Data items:
::::::::
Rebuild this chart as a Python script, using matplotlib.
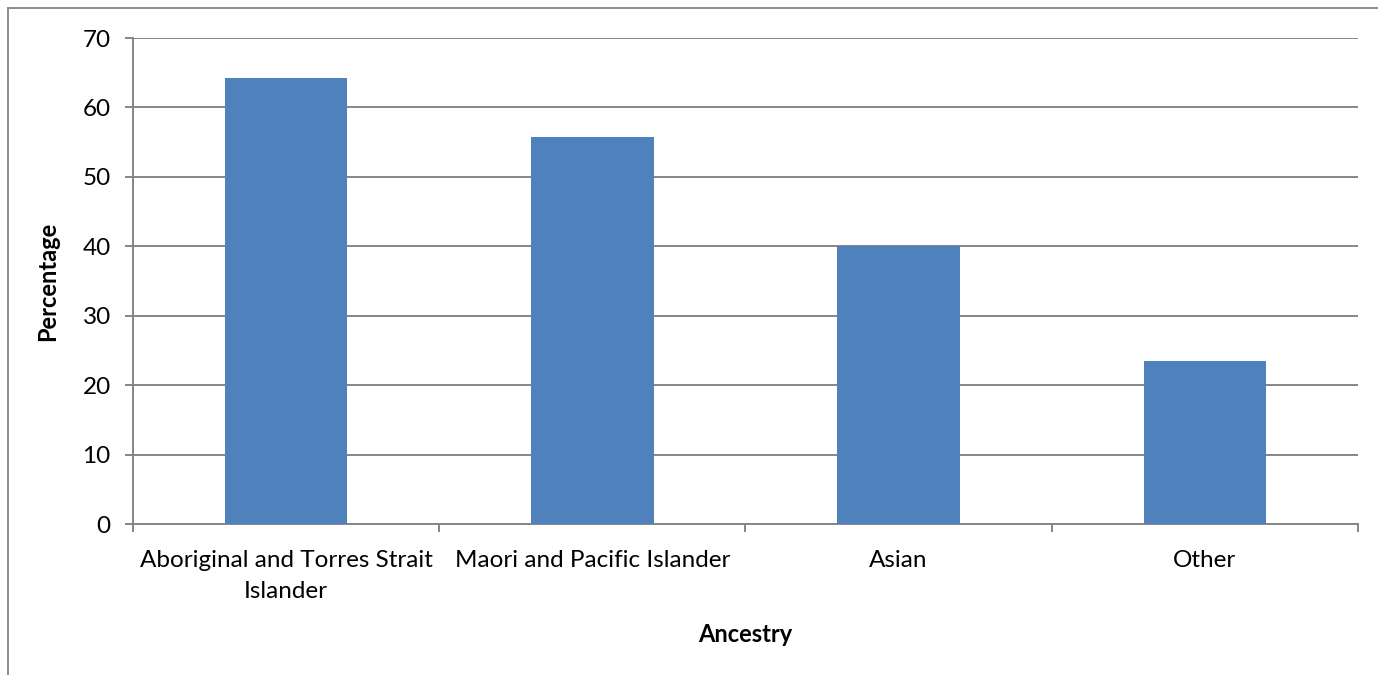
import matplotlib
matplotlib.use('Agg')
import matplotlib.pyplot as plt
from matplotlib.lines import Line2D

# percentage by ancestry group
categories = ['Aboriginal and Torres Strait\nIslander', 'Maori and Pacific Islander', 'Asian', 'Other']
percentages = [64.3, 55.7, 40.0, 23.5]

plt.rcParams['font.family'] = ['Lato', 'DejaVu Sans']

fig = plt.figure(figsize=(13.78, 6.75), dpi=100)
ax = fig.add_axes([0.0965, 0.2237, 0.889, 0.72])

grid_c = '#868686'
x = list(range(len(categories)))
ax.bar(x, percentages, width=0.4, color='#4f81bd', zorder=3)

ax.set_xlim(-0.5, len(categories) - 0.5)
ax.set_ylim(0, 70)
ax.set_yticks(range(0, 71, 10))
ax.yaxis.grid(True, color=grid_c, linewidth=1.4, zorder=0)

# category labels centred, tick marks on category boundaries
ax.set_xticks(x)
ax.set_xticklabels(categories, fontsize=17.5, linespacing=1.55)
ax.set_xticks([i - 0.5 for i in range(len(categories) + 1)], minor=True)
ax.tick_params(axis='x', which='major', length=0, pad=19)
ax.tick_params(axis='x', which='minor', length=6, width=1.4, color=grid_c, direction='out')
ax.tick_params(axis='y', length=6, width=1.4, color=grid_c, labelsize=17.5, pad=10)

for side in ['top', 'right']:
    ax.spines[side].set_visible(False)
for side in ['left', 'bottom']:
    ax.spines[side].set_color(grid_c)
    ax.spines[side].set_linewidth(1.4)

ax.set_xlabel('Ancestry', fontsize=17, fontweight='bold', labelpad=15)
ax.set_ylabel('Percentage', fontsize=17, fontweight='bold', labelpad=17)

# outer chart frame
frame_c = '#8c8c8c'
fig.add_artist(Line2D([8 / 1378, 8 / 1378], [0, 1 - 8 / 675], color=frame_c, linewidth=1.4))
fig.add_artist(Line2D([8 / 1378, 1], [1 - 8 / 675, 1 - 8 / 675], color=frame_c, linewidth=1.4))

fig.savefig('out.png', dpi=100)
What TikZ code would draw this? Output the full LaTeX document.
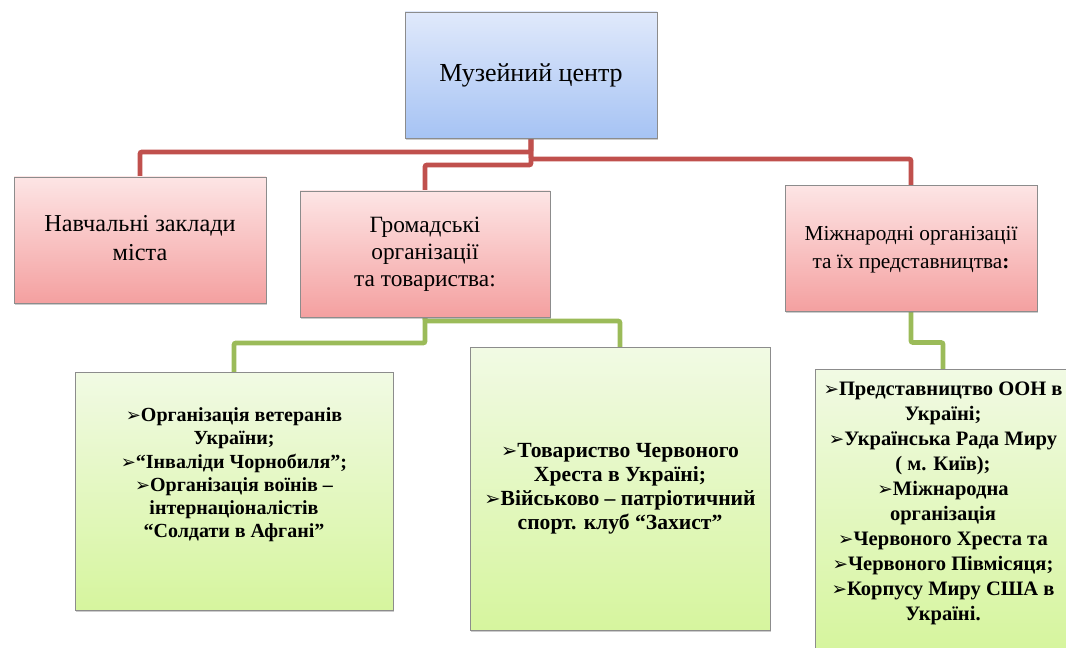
::::::::
- _Given task_: Extract the lines exactly, please: the first line of the listing, the line with "ax = fig.add_axes([0.0965, 0.2237, 0.889, 0.72])", and every line between them, but no pictures.

- _Answer below_:
Rebuild this chart as a Python script, using matplotlib.
import matplotlib
matplotlib.use('Agg')
import matplotlib.pyplot as plt
from matplotlib.lines import Line2D

# percentage by ancestry group
categories = ['Aboriginal and Torres Strait\nIslander', 'Maori and Pacific Islander', 'Asian', 'Other']
percentages = [64.3, 55.7, 40.0, 23.5]

plt.rcParams['font.family'] = ['Lato', 'DejaVu Sans']

fig = plt.figure(figsize=(13.78, 6.75), dpi=100)
ax = fig.add_axes([0.0965, 0.2237, 0.889, 0.72])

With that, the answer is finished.